Es plausible perseguir el delito allí donde se produzca, pero las delicadas fronteras entre la seguridad y el derecho a la intimidad pueden vulnerarse simplemente con un poquito más de entusiasmo por la persecución del delito y un pequeño olvido de los derechos de privacidad del ciudadano.

Internet es un sitio público, pero que un policía esté al tanto de si desde mi casa me conecto a páginas de turismo, de literatura o voy en busca de pornografía, o me estoy documentando sobre las dictaduras americanas es algo que, en principio, no me gusta. Internet es un sitio público, pero también la calle es un sitio público y resultaría inadmisible que hubiera un procedimiento por el cual la policía se enterara de cuándo entro a unos grandes almacenes, a un hotel o a una tienda especializada en quesos.

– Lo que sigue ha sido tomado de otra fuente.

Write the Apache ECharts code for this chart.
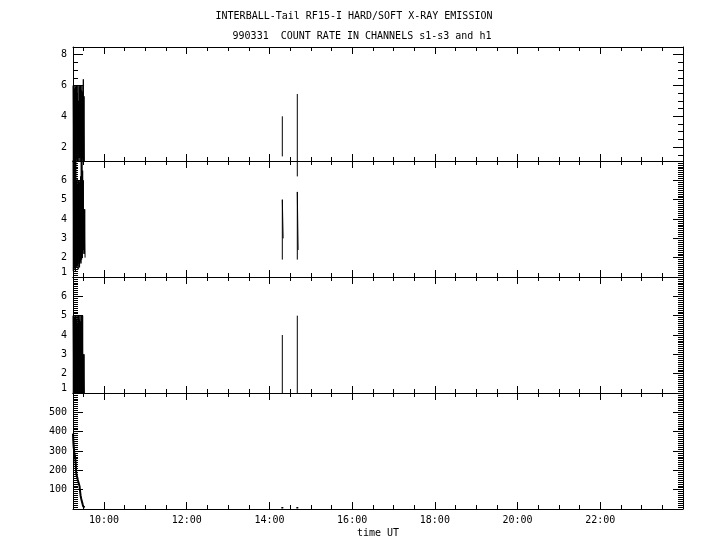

Todo eso, sin ningún mandato judicial, y solamente por ver si pescamos a alguno que, de repente, saca una escopeta de cañones recortados y atraca una joyería o se copia una película que, por cierto, se venden a cinco euros en la calle, delante de las narices de la policía, sin que muevan un dedo para detener al desgraciado mercader.

Está bien que luchemos para preservar los derechos de autor --yo soy autor y socio de la SGAE-- pero sin destrozar las libertades individuales. Está bien que intentemos cazar al ratón, pero sin romper la cristalería de Bohemia, regalo de bodas, que bastantes piezas le faltan ya con Sitel y sin Sitel. Cuidado con el frenesí en la persecución del delito, no se vaya a despertar el totalitario que todos llevamos dentro y que se excita mucho cuando tiene la posibilidad de legislar. Ponerle puertas al campo y a internet es difícil, pero como se les vaya la mano pueden propinar un patadón a la puerta de nuestra casa.